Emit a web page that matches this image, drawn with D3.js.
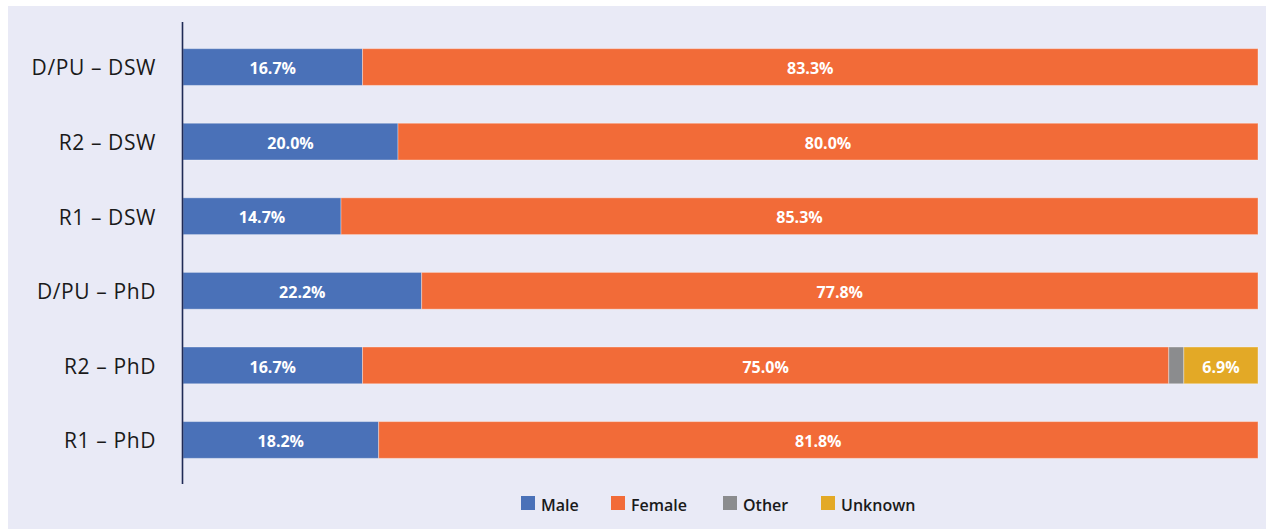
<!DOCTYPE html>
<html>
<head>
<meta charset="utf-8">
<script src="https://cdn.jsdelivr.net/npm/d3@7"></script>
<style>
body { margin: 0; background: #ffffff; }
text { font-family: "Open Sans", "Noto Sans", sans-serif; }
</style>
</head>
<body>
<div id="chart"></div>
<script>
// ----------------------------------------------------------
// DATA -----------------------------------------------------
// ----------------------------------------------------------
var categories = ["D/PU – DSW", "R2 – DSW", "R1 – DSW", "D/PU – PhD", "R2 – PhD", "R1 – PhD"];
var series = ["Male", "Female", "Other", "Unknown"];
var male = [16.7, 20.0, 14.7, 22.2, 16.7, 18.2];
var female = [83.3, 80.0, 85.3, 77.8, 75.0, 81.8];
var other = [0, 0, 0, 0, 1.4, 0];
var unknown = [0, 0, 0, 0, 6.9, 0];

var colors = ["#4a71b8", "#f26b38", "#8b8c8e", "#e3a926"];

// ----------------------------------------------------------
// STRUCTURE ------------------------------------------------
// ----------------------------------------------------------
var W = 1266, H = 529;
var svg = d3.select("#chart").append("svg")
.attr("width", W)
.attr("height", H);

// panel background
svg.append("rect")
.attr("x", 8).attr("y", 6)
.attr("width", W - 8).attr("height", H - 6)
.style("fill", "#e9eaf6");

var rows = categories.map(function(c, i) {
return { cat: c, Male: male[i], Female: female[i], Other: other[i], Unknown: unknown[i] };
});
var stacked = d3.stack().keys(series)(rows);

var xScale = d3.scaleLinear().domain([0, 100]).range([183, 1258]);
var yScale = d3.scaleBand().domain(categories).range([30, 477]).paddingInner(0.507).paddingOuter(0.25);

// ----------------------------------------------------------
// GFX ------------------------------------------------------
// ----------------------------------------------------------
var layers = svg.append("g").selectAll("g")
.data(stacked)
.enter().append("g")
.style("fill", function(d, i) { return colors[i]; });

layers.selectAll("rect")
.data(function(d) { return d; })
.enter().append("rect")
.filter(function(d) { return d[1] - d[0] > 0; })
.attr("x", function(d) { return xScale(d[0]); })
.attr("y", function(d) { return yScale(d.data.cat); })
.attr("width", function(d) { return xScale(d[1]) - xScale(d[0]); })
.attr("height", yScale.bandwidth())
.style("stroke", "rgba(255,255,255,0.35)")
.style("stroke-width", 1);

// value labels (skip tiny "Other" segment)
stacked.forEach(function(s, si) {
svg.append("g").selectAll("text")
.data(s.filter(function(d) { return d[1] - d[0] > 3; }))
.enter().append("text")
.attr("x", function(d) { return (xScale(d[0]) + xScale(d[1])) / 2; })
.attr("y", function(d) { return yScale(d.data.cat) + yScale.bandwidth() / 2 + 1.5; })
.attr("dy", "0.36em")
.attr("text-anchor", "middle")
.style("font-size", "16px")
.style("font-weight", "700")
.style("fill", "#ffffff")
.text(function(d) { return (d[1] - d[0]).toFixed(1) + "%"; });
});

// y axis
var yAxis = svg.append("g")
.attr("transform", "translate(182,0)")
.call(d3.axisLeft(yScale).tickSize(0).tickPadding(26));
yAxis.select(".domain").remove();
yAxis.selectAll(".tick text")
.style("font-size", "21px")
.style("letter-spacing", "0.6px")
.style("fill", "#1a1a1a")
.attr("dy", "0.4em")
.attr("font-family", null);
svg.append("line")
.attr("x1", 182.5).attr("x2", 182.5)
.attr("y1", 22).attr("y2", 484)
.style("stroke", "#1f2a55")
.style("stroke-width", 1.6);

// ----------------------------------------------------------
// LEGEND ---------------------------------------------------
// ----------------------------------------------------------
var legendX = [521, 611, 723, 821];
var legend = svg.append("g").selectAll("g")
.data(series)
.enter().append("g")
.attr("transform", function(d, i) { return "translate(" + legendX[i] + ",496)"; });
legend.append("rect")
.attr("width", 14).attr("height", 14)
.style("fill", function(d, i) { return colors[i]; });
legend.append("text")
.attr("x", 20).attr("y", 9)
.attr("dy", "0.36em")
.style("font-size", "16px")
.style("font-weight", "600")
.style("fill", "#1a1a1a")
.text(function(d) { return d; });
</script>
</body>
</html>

━━━━━━━━

_YOUR TASK_: Reproduce the material above in full, exactly, with no images.

_COMPLETE ANSWER_:
Emit a web page that matches this image, drawn with D3.js.
<!DOCTYPE html>
<html>
<head>
<meta charset="utf-8">
<script src="https://cdn.jsdelivr.net/npm/d3@7"></script>
<style>
body { margin: 0; background: #ffffff; }
text { font-family: "Open Sans", "Noto Sans", sans-serif; }
</style>
</head>
<body>
<div id="chart"></div>
<script>
// ----------------------------------------------------------
// DATA -----------------------------------------------------
// ----------------------------------------------------------
var categories = ["D/PU – DSW", "R2 – DSW", "R1 – DSW", "D/PU – PhD", "R2 – PhD", "R1 – PhD"];
var series = ["Male", "Female", "Other", "Unknown"];
var male = [16.7, 20.0, 14.7, 22.2, 16.7, 18.2];
var female = [83.3, 80.0, 85.3, 77.8, 75.0, 81.8];
var other = [0, 0, 0, 0, 1.4, 0];
var unknown = [0, 0, 0, 0, 6.9, 0];

var colors = ["#4a71b8", "#f26b38", "#8b8c8e", "#e3a926"];

// ----------------------------------------------------------
// STRUCTURE ------------------------------------------------
// ----------------------------------------------------------
var W = 1266, H = 529;
var svg = d3.select("#chart").append("svg")
.attr("width", W)
.attr("height", H);

// panel background
svg.append("rect")
.attr("x", 8).attr("y", 6)
.attr("width", W - 8).attr("height", H - 6)
.style("fill", "#e9eaf6");

var rows = categories.map(function(c, i) {
return { cat: c, Male: male[i], Female: female[i], Other: other[i], Unknown: unknown[i] };
});
var stacked = d3.stack().keys(series)(rows);

var xScale = d3.scaleLinear().domain([0, 100]).range([183, 1258]);
var yScale = d3.scaleBand().domain(categories).range([30, 477]).paddingInner(0.507).paddingOuter(0.25);

// ----------------------------------------------------------
// GFX ------------------------------------------------------
// ----------------------------------------------------------
var layers = svg.append("g").selectAll("g")
.data(stacked)
.enter().append("g")
.style("fill", function(d, i) { return colors[i]; });

layers.selectAll("rect")
.data(function(d) { return d; })
.enter().append("rect")
.filter(function(d) { return d[1] - d[0] > 0; })
.attr("x", function(d) { return xScale(d[0]); })
.attr("y", function(d) { return yScale(d.data.cat); })
.attr("width", function(d) { return xScale(d[1]) - xScale(d[0]); })
.attr("height", yScale.bandwidth())
.style("stroke", "rgba(255,255,255,0.35)")
.style("stroke-width", 1);

// value labels (skip tiny "Other" segment)
stacked.forEach(function(s, si) {
svg.append("g").selectAll("text")
.data(s.filter(function(d) { return d[1] - d[0] > 3; }))
.enter().append("text")
.attr("x", function(d) { return (xScale(d[0]) + xScale(d[1])) / 2; })
.attr("y", function(d) { return yScale(d.data.cat) + yScale.bandwidth() / 2 + 1.5; })
.attr("dy", "0.36em")
.attr("text-anchor", "middle")
.style("font-size", "16px")
.style("font-weight", "700")
.style("fill", "#ffffff")
.text(function(d) { return (d[1] - d[0]).toFixed(1) + "%"; });
});

// y axis
var yAxis = svg.append("g")
.attr("transform", "translate(182,0)")
.call(d3.axisLeft(yScale).tickSize(0).tickPadding(26));
yAxis.select(".domain").remove();
yAxis.selectAll(".tick text")
.style("font-size", "21px")
.style("letter-spacing", "0.6px")
.style("fill", "#1a1a1a")
.attr("dy", "0.4em")
.attr("font-family", null);
svg.append("line")
.attr("x1", 182.5).attr("x2", 182.5)
.attr("y1", 22).attr("y2", 484)
.style("stroke", "#1f2a55")
.style("stroke-width", 1.6);

// ----------------------------------------------------------
// LEGEND ---------------------------------------------------
// ----------------------------------------------------------
var legendX = [521, 611, 723, 821];
var legend = svg.append("g").selectAll("g")
.data(series)
.enter().append("g")
.attr("transform", function(d, i) { return "translate(" + legendX[i] + ",496)"; });
legend.append("rect")
.attr("width", 14).attr("height", 14)
.style("fill", function(d, i) { return colors[i]; });
legend.append("text")
.attr("x", 20).attr("y", 9)
.attr("dy", "0.36em")
.style("font-size", "16px")
.style("font-weight", "600")
.style("fill", "#1a1a1a")
.text(function(d) { return d; });
</script>
</body>
</html>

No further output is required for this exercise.